Наблюдая отдельные полки, которые 3 июля выступали под большевистскими плакатами, а через неделю требовали грозных кар для агентов кайзера, образованные скептики могли, казалось, праздновать победу: таковы ваши массы, такова их устойчивость и способность понимания! Но это дешевый скептицизм. Если бы массы действительно меняли свои чувства и мысли под влиянием случайных обстоятельств, то необъяснимой была бы могучая закономерность, которая характеризует развитие великих революций. Чем глубже захвачены миллионы народа, тем планомернее развитие революции, тем с большей уверенностью можно предсказать последовательность дальнейших этапов. Надо лишь не забывать при этом, что политическое развитие масс происходит не по прямой линии, а по сложной кривой: но такова ведь, в сущности, орбита каждого материального процесса. Объективные условия властно толкали рабочих, солдат и крестьян под знамя большевиков. Но массы становились на этот путь в борьбе со своим собственным прошлым, со своими вчерашними и отчасти сегодняшними верованиями. На трудном повороте, в момент неудачи и разочарования, старые, еще не перегоревшие предрассудки всплывают наверх, и противники, естественно, хватаются за них, как за якорь спасения. Все, что было в большевиках неясного, непривычного, загадочного — новизна мыслей, дерзновенье, непризнанье всех старых и новых авторитетов, — все это теперь нашло сразу одно простое, убедительное в самой своей нелепости объяснение: немецкие шпионы! Выдвинутое против большевиков обвинение было, по существу, ставкой на рабское прошлое народа, на наследие тьмы, варварства, суеверий, — и эта ставка не была пустой. Великая патриотическая ложь в течение июля и августа оставалась политическим фактором первостепенного значения, образуя аккомпанемент ко всем вопросам дня. Круги клеветы расходились по стране вместе с кадетской печатью, охватывая провинцию, окраины, проникая в медвежьи углы. В конце июля иваново-вознесенская организация большевиков все еще требовала открытия более энергичной кампании против травли! Вопрос об удельном весе клеветы в политической борьбе цивилизованного общества еще ждет своего социолога.

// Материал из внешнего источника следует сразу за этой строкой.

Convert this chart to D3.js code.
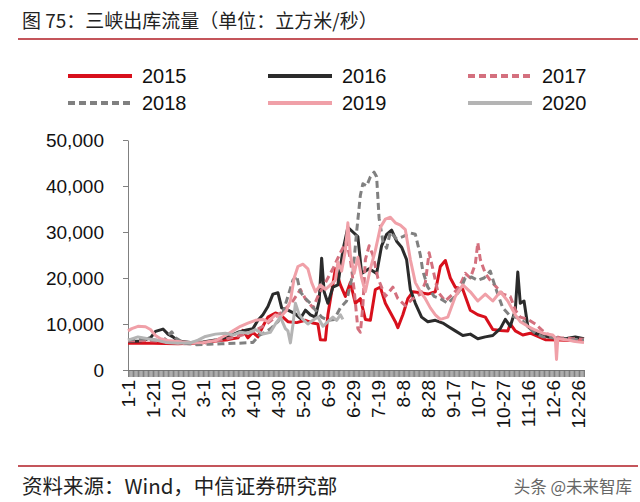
<!DOCTYPE html>
<html>
<head>
<meta charset="utf-8">
<script src="https://cdn.jsdelivr.net/npm/d3@7"></script>
<style>
  body { margin: 0; background: #fff; }
  svg { display: block; }
</style>
</head>
<body>
<div id="chart"></div>
<script>
// day index (leap-year calendar, 0 = 1-1) and outflow in m3/s
var flow2015 = [[0,5800],[20,5800],[40,5700],[60,5900],[70,6300],[80,6600],[88,7000],[92,8600],[96,7000],[100,8200],[104,7200],[108,9500],[112,11500],[118,12400],[122,12000],[128,10500],[135,10300],[142,10800],[148,10200],[152,10000],[154,6600],[158,6500],[160,12000],[163,17000],[166,22000],[170,18500],[174,16000],[178,19000],[182,14500],[186,15500],[190,11000],[194,10800],[198,17500],[202,18000],[206,14500],[210,12500],[214,10500],[216,9200],[220,12000],[224,15500],[228,17000],[234,16800],[240,16500],[246,17000],[250,22500],[254,23800],[258,20000],[262,18000],[268,17500],[274,13000],[280,12000],[286,11500],[292,8800],[298,8600],[304,8500],[306,10000],[310,8500],[316,7600],[322,8000],[328,7300],[334,6600],[345,6500],[355,6400],[365,6300]];
var flow2016 = [[0,6200],[10,6300],[18,7000],[22,8400],[28,8900],[32,7800],[36,7200],[40,6300],[50,6000],[60,6100],[70,6500],[80,7200],[88,8200],[95,8700],[100,9000],[104,10800],[108,12000],[112,13800],[116,16500],[120,16800],[123,13500],[128,13000],[134,12200],[138,11200],[142,13000],[146,12000],[150,11500],[153,15000],[155,24300],[157,17000],[160,14500],[164,18000],[168,18500],[172,26000],[176,31000],[180,30000],[184,29000],[187,21000],[193,22000],[199,21000],[203,27000],[207,29500],[211,30400],[215,28000],[219,26700],[223,24000],[226,17500],[230,14500],[235,11500],[240,10500],[246,10800],[252,10200],[256,9500],[262,8500],[268,7500],[274,7800],[280,6800],[286,7200],[292,7500],[298,9000],[302,11000],[306,9500],[310,13000],[312,21300],[314,14500],[317,15000],[320,9500],[326,8000],[332,7500],[340,7000],[350,6800],[358,7200],[365,6800]];
var flow2017 = [[0,6300],[15,6400],[30,6200],[45,5700],[60,5800],[75,6500],[90,7500],[100,8300],[110,9800],[118,11500],[125,13000],[132,15000],[138,17500],[142,15500],[148,13500],[152,16000],[158,19000],[164,22000],[170,25500],[175,28000],[178,24000],[181,17500],[184,9000],[186,8200],[188,14000],[190,24000],[193,27000],[196,25000],[200,20000],[206,16000],[212,18000],[216,15500],[222,14000],[228,15500],[234,16500],[238,19000],[241,25500],[244,22000],[248,17000],[254,15000],[260,16500],[265,18000],[270,21000],[274,20000],[278,23000],[280,27700],[282,24000],[286,21000],[290,19500],[295,18000],[300,16500],[306,16000],[310,13000],[314,11500],[320,11000],[326,10000],[332,8500],[338,7500],[346,7000],[356,6800],[365,6700]];
var flow2018 = [[0,6500],[10,6800],[20,6600],[28,6200],[32,7500],[35,8300],[38,7000],[45,5800],[55,5500],[65,5600],[75,5700],[85,5800],[95,5900],[100,6000],[105,7500],[110,8200],[115,9200],[120,10500],[124,12500],[128,16000],[132,19500],[135,20500],[138,17000],[142,15500],[146,14500],[150,13000],[155,11500],[160,10800],[165,11000],[170,13500],[175,15000],[180,21000],[183,30000],[186,38000],[188,40500],[191,40000],[194,42000],[197,43000],[199,42000],[201,33000],[204,28000],[207,26500],[210,30000],[215,28500],[220,29000],[226,29800],[230,29500],[234,25000],[236,21500],[240,18000],[245,16000],[250,15500],[256,14500],[262,16000],[266,17500],[270,20000],[275,20200],[280,19500],[285,20000],[290,21500],[294,18000],[300,13500],[305,12000],[310,11500],[315,11000],[320,9500],[326,8000],[332,7200],[340,7000],[350,6700],[358,6500],[365,6500]];
var flow2019 = [[0,8500],[3,9000],[8,9500],[14,9400],[18,8800],[22,7500],[26,6800],[32,6400],[40,6200],[50,5900],[60,6000],[70,6400],[78,7500],[84,8500],[90,9500],[96,10200],[102,10800],[108,11000],[112,10500],[118,12000],[122,11500],[127,13000],[130,15000],[133,20000],[136,22500],[140,23000],[144,22000],[147,19000],[150,17000],[154,18500],[158,17500],[162,18500],[166,19500],[168,23500],[171,21500],[174,26000],[176,32000],[178,25000],[181,21000],[184,24500],[187,20000],[190,17000],[194,22000],[198,26000],[202,31000],[206,32800],[210,33200],[214,32000],[218,31500],[222,30500],[226,24000],[230,19000],[234,17000],[238,15500],[242,13500],[246,12000],[250,11000],[256,11500],[262,16000],[268,18500],[274,17000],[280,15000],[286,16500],[292,15000],[298,17000],[304,15000],[310,12000],[314,10500],[320,9500],[326,8700],[332,8000],[340,7600],[342,7000],[343,2300],[344,6800],[352,6500],[358,6200],[365,6000]];
var flow2020 = [[0,6500],[8,7200],[16,6800],[24,6400],[30,6000],[40,5800],[50,5900],[56,6500],[62,7300],[70,7800],[78,8000],[84,7600],[90,8200],[96,8000],[102,8800],[108,7800],[114,8200],[118,10000],[122,11500],[126,9000],[128,8500],[130,5900],[132,9800],[134,14500],[137,12000],[140,11000],[144,10000],[148,10800],[152,11500],[156,9500],[160,10500],[164,11500],[167,10800],[170,12000],[172,11000]];

var years = ["2015","2016","2017","2018","2019","2020"];
var tickLabels = ["1-1","1-21","2-10","3-1","3-21","4-10","4-30","5-20","6-9","6-29","7-19","8-8","8-28","9-17","10-7","10-27","11-16","12-6","12-26"];
var yTicks = [0,10000,20000,30000,40000,50000];

var seriesData = [flow2015, flow2016, flow2017, flow2018, flow2019, flow2020];
var colors = ["#d8101c","#2b2b2b","#d4707e","#808080","#f0a0a8","#b4b4b4"];
var dashes = [null, null, "7,4", "7,4", null, null];

var width = 640, height = 502;
var svg = d3.select("#chart").append("svg")
	.attr("width", width)
	.attr("height", height)
	.style("font-family", "'Liberation Sans', Arial, sans-serif");

var cjk = "'Noto Sans CJK SC', 'Liberation Sans', sans-serif";

// title + rule
svg.append("text")
	.attr("x", 22).attr("y", 28)
	.style("font-family", cjk)
	.style("font-size", "19px")
	.attr("fill", "#222")
	.text("图 75：三峡出库流量（单位：立方米/秒）");
svg.append("line")
	.attr("x1", 18).attr("x2", 638)
	.attr("y1", 39).attr("y2", 39)
	.attr("stroke", "#b01c24").attr("stroke-width", 1.5);

// legend
var legend = svg.selectAll(".legend")
	.data(years)
	.enter().append("g")
	.attr("class", "legend")
	.attr("transform", function(d, i){
		return "translate(" + (68 + (i % 3) * 200) + "," + (76 + Math.floor(i / 3) * 27) + ")";
	});
legend.append("line")
	.attr("x1", 0).attr("x2", 64)
	.attr("stroke", function(d, i){ return colors[i]; })
	.attr("stroke-width", 4)
	.attr("stroke-dasharray", function(d, i){ return dashes[i]; });
legend.append("text")
	.attr("x", 74).attr("dy", "0.36em")
	.style("font-size", "20px")
	.attr("fill", "#111")
	.text(function(d){ return d; });

// scales
var x = d3.scaleLinear().domain([0, 365]).range([128, 584]);
var y = d3.scaleLinear().domain([0, 50000]).range([370, 140]);

// y axis
var yAxis = svg.append("g")
	.attr("transform", "translate(128,0)")
	.call(d3.axisLeft(y).tickValues(yTicks).tickSize(5).tickSizeOuter(0).tickPadding(19).tickFormat(d3.format(",")));
yAxis.select(".domain").attr("stroke", "#808080");
yAxis.selectAll(".tick line").attr("stroke", "#808080");
yAxis.selectAll("text").style("font-size", "19px").attr("fill", "#111");

// lines
var line = d3.line()
	.x(function(d){ return x(d[0]); })
	.y(function(d){ return y(d[1]); });

svg.selectAll(".series")
	.data(seriesData)
	.enter().append("path")
	.attr("class", "series")
	.attr("d", line)
	.attr("fill", "none")
	.attr("stroke", function(d, i){ return colors[i]; })
	.attr("stroke-width", 3)
	.attr("stroke-linejoin", "round")
	.attr("stroke-dasharray", function(d, i){ return dashes[i]; });

// x axis, one tick per day
var xAxis = svg.append("g")
	.attr("transform", "translate(0,370)")
	.call(d3.axisBottom(x).tickValues(d3.range(366)).tickSize(7).tickSizeOuter(0)
		.tickFormat(function(d){ return d % 20 === 0 ? tickLabels[d / 20] : ""; }));
xAxis.select(".domain").attr("stroke", "#808080");
xAxis.selectAll(".tick line").attr("stroke", "#6f6f6f").attr("stroke-width", 0.9);
xAxis.selectAll("text")
	.attr("transform", "rotate(-90)")
	.attr("x", -10).attr("y", 0)
	.attr("dy", "0.36em")
	.attr("text-anchor", "end")
	.style("font-size", "19px")
	.attr("fill", "#111");

// footer
svg.append("line")
	.attr("x1", 18).attr("x2", 638)
	.attr("y1", 466).attr("y2", 466)
	.attr("stroke", "#b01c24").attr("stroke-width", 1.5);
svg.append("text")
	.attr("x", 22).attr("y", 494)
	.style("font-family", cjk)
	.style("font-size", "20.5px")
	.attr("fill", "#222")
	.text("资料来源：Wind，中信证券研究部");
svg.append("text")
	.attr("x", 632).attr("y", 493)
	.attr("text-anchor", "end")
	.style("font-family", cjk)
	.style("font-size", "16.5px")
	.attr("fill", "#666")
	.text("头条 @未来智库");
</script>
</body>
</html>
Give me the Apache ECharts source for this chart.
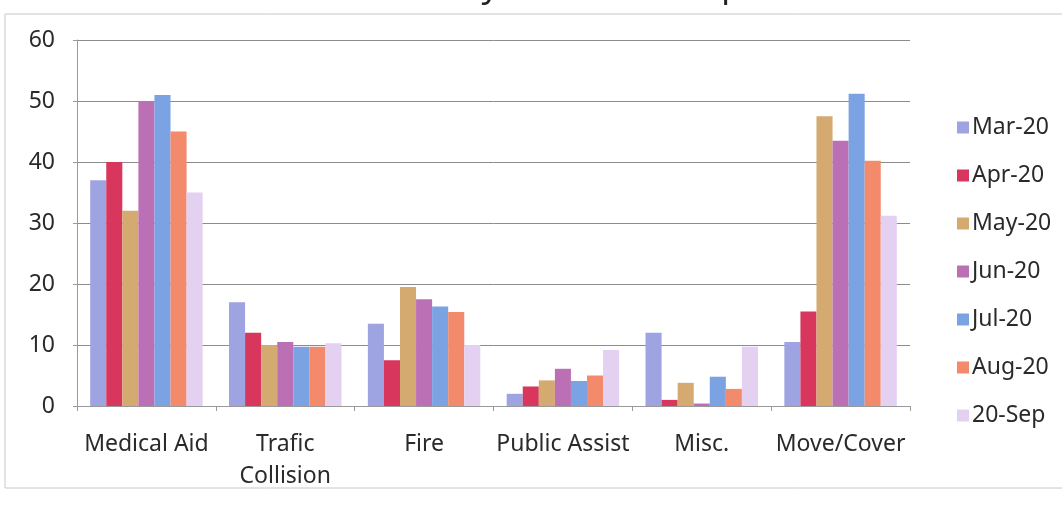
<!DOCTYPE html>
<html>
<head>
<meta charset="utf-8">
<script src="https://cdn.jsdelivr.net/npm/echarts@6/dist/echarts.min.js"></script>
<style>
html,body{margin:0;padding:0;background:#fff;}
#chart{width:1062px;height:510px;}
</style>
</head>
<body>
<div id="chart"></div>
<script>
const titleText = 'Monthly Incident Comparison';
const categories = ['Medical Aid', 'Trafic\nCollision', 'Fire', 'Public Assist', 'Misc.', 'Move/Cover'];
const seriesNames = ['Mar-20', 'Apr-20', 'May-20', 'Jun-20', 'Jul-20', 'Aug-20', '20-Sep'];
const mar20 = [37, 17, 13.5, 2, 12, 10.5];
const apr20 = [40, 12, 7.5, 3.2, 1, 15.5];
const may20 = [32, 10, 19.5, 4.2, 3.8, 47.5];
const jun20 = [50, 10.5, 17.5, 6.1, 0.4, 43.5];
const jul20 = [51, 9.7, 16.3, 4.1, 4.8, 51.2];
const aug20 = [45, 9.7, 15.4, 5, 2.8, 40.2];
const sep20 = [35, 10.3, 10, 9.2, 9.7, 31.2];
const yTicks = [0, 10, 20, 30, 40, 50, 60];

const values = [mar20, apr20, may20, jun20, jul20, aug20, sep20];
const colors = ['#9ea3e2', '#d8365c', '#d4aa70', '#bb70b6', '#7ba2e3', '#f38a6c', '#e4d0f0'];
const font = 'Noto Sans';

const chart = echarts.init(document.getElementById('chart'));
chart.setOption({
  animation: false,
  backgroundColor: '#fff',
  textStyle: { fontFamily: font },
  graphic: [
    { type: 'rect', shape: { x: 5, y: 14, width: 1100, height: 474 }, style: { fill: 'none', stroke: '#c8c8c8', lineWidth: 1 } },
    { type: 'text', x: 842, y: 4, style: { text: titleText, fontSize: 34, fontFamily: font, fill: '#222', align: 'right', verticalAlign: 'bottom' } }
  ],
  grid: { left: 77, right: 152, top: 40, bottom: 104, containLabel: false },
  legend: {
    orient: 'vertical', left: 952, top: 111,
    itemWidth: 12, itemHeight: 12, itemGap: 25,
    icon: 'rect',
    textStyle: { fontSize: 23, color: '#2a2a2a', fontFamily: font, padding: [0, 0, 0, -2] },
    data: seriesNames
  },
  xAxis: {
    type: 'category', data: categories,
    axisLine: { lineStyle: { color: '#9a9a9a' } },
    axisTick: { show: true, alignWithLabel: false, length: 5, lineStyle: { color: '#9a9a9a' } },
    axisLabel: { fontSize: 23, color: '#2a2a2a', margin: 22, lineHeight: 32, interval: 0 }
  },
  yAxis: {
    type: 'value', min: yTicks[0], max: yTicks[yTicks.length - 1], interval: 10,
    axisLine: { show: true, lineStyle: { color: '#9a9a9a' } },
    axisTick: { show: true, length: 4, lineStyle: { color: '#9a9a9a' } },
    axisLabel: { fontSize: 23, color: '#2a2a2a', margin: 22 },
    splitLine: { lineStyle: { color: '#8c8c8c', width: 1 } }
  },
  series: seriesNames.map((n, i) => ({
    name: n, type: 'bar', data: values[i],
    barGap: '0%', barCategoryGap: '19%',
    itemStyle: { color: colors[i] }
  }))
});
</script>
</body>
</html>
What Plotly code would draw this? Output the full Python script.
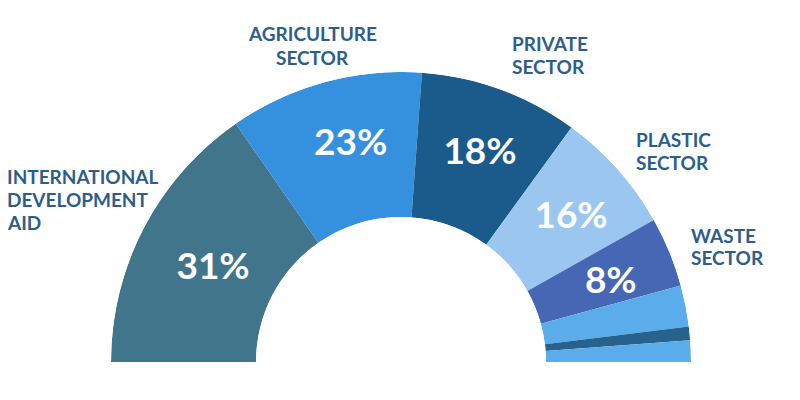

И все же реакция в среде рабочих и солдат, нервная и бурная, не была ни глубокой, ни прочной. Передовые заводы в Петрограде стали оправляться уже в течение ближайших дней после разгрома, протестовали против арестов и клеветы, стучались в двери Исполнительного комитета, восстановляли связи. На Сестрорецком оружейном заводе, подвергшемся штурму и разоружению, рабочие скоро снова взяли руль в свои руки: общее собрание 20 июля постановило уплатить рабочим за дни демонстрации, с тем чтобы плата пошла целиком на литературу для фронта. Открытая агитационная работа большевиков в Петрограде возобновляется, по свидетельству Ольги Равич, в 20-х числах июля. На митингах, охватывающих не более 200–300 душ, выступают в разных частях города три лица: Слуцкий, убитый позже белыми в Крыму, Володарский, убитый эсерами в Петрограде, и Евдокимов, петроградский металлист, один из выдающихся ораторов революции. В августе агитационная деятельность партии принимает более широкие размеры. По записи Раскольникова, Троцкий, арестованный 23 июля, дал в тюрьме такую картину положения в городе: "Меньшевики и эсеры… продолжают исступленную травлю большевиков. Аресты наших товарищей продолжаются. Но в партийных кругах нет уныния. Напротив, все с надеждой смотрят вперед, считая, что репрессии только укрепят популярность партии… В рабочих кварталах также не замечается упадка духа". Действительно, вскоре собрание рабочих 27 предприятий Петергофского района вынесло резолюцию протеста против безответственного правительства и его контрреволюционной политики, Пролетарские районы оживали.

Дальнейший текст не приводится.